— Aim of the task —
Repeat exactly the lines of the listing below, please, starting with the first and ending with the line containing "sizes = [7.5, 6.5, 7.5, 7.5, 7.5]"; leave out the rest.
____ Data records
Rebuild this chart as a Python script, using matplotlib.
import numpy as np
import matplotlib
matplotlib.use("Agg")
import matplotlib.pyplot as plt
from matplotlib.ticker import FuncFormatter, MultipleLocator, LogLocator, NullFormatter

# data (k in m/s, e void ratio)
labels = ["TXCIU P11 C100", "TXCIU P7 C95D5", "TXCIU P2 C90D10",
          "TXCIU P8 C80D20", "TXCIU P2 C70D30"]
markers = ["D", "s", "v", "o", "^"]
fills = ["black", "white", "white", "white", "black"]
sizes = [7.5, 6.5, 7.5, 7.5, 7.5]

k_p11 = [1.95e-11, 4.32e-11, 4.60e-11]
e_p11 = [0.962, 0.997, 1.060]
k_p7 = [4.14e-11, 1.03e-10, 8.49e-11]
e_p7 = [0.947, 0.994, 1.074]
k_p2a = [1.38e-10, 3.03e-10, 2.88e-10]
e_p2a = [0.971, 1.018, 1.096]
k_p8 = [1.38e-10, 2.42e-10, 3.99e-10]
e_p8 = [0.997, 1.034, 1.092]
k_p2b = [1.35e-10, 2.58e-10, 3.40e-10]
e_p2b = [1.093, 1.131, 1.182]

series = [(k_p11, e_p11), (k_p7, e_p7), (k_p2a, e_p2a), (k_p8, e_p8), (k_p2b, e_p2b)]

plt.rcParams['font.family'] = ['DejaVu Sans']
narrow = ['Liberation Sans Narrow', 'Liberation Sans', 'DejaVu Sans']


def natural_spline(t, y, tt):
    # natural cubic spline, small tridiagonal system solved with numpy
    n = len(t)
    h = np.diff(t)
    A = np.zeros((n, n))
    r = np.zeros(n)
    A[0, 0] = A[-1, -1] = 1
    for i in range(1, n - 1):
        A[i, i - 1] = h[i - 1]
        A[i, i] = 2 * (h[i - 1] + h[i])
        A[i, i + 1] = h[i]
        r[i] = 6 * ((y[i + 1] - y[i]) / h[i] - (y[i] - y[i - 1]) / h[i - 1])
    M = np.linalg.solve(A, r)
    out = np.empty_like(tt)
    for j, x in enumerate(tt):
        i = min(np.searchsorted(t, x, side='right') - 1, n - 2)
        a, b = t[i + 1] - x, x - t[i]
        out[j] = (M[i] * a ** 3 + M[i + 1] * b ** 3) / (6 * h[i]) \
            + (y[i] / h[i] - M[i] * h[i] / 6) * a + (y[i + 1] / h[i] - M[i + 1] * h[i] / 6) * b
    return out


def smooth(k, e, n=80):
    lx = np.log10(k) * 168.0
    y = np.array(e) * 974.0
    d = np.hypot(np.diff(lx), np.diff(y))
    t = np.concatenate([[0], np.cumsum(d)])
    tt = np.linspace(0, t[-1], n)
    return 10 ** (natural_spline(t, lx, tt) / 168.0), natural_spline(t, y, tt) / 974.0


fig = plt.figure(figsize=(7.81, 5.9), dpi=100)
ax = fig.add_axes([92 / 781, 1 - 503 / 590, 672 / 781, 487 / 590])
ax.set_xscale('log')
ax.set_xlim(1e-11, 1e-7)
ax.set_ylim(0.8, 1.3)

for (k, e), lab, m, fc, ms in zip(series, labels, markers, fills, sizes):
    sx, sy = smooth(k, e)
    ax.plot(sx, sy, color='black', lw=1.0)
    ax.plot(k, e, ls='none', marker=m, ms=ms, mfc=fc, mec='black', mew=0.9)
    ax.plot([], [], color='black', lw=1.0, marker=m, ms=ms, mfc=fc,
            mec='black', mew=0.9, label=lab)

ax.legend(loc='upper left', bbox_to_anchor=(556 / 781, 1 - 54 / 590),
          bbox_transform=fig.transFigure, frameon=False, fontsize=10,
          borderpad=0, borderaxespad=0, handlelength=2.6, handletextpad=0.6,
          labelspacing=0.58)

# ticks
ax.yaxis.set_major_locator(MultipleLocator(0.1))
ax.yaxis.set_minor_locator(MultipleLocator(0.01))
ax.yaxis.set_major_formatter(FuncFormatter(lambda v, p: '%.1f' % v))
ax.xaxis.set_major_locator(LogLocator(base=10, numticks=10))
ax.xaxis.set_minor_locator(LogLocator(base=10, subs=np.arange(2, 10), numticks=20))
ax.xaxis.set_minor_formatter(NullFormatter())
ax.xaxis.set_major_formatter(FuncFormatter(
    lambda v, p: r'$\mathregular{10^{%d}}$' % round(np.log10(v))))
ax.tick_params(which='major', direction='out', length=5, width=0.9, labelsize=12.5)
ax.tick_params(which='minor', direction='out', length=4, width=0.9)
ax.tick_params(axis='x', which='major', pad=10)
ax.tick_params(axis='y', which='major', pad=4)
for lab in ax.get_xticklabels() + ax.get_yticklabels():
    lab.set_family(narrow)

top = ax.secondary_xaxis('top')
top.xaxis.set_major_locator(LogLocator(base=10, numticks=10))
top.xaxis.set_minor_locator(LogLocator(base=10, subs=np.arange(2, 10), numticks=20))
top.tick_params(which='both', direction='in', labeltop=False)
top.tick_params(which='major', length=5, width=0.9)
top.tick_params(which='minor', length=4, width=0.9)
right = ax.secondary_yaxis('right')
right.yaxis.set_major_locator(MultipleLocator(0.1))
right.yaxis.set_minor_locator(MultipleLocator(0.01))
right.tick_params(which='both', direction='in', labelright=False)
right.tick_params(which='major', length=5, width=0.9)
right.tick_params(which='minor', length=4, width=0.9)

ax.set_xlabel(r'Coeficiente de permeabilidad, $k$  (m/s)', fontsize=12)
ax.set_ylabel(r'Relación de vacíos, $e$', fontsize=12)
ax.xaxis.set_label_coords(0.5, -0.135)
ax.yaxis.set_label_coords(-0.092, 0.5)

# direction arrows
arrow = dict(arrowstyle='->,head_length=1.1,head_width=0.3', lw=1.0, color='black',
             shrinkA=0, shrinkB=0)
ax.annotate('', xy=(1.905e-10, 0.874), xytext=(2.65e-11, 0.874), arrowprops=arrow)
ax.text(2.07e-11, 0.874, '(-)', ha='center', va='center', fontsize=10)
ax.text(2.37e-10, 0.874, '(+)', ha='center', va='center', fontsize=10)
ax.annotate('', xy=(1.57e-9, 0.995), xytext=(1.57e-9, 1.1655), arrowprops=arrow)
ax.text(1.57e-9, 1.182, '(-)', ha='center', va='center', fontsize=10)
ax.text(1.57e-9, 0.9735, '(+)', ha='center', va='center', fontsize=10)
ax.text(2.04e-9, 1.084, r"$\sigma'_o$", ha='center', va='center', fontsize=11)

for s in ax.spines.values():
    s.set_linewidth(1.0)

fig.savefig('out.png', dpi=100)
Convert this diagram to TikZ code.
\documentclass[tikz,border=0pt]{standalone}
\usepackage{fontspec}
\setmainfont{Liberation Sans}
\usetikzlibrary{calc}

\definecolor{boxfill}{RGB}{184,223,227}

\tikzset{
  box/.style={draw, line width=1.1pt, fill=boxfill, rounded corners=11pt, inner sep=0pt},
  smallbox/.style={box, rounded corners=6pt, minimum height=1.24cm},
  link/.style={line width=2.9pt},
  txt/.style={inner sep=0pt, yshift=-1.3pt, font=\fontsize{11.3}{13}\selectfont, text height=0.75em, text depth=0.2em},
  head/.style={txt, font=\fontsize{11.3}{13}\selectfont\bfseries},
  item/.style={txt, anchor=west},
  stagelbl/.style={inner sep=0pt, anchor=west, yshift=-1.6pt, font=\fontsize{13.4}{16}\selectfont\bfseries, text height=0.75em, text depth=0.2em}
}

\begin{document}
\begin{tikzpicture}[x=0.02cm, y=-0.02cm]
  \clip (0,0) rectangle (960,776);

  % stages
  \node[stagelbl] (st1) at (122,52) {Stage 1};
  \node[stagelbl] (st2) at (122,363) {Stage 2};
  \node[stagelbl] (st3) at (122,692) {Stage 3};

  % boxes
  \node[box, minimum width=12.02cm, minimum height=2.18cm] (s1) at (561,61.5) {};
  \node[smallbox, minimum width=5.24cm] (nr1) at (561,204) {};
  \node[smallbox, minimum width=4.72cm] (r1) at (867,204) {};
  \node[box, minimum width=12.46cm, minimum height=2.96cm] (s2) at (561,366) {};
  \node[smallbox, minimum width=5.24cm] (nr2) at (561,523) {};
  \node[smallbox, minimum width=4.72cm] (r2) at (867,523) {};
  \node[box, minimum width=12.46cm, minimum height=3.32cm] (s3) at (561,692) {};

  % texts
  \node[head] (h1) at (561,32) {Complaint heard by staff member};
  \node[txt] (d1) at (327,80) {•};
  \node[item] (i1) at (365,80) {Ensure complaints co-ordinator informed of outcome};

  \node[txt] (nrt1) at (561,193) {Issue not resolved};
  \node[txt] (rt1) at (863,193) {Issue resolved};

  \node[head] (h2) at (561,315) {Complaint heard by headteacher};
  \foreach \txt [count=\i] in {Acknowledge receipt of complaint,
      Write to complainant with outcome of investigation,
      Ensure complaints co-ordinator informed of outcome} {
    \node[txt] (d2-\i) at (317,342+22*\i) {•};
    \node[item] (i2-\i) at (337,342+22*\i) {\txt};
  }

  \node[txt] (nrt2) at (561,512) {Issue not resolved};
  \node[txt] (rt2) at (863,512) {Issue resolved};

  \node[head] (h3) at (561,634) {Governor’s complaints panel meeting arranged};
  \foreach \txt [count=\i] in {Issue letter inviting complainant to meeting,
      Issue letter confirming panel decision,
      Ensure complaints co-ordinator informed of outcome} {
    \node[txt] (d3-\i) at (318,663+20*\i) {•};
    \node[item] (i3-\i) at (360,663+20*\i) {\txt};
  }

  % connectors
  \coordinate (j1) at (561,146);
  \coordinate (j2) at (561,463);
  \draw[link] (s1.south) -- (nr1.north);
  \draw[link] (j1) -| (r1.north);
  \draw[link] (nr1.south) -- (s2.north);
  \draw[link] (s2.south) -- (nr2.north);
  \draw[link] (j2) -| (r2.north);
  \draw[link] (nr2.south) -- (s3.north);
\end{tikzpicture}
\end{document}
________
— Result for this task —
Rebuild this chart as a Python script, using matplotlib.
import numpy as np
import matplotlib
matplotlib.use("Agg")
import matplotlib.pyplot as plt
from matplotlib.ticker import FuncFormatter, MultipleLocator, LogLocator, NullFormatter

# data (k in m/s, e void ratio)
labels = ["TXCIU P11 C100", "TXCIU P7 C95D5", "TXCIU P2 C90D10",
          "TXCIU P8 C80D20", "TXCIU P2 C70D30"]
markers = ["D", "s", "v", "o", "^"]
fills = ["black", "white", "white", "white", "black"]
sizes = [7.5, 6.5, 7.5, 7.5, 7.5]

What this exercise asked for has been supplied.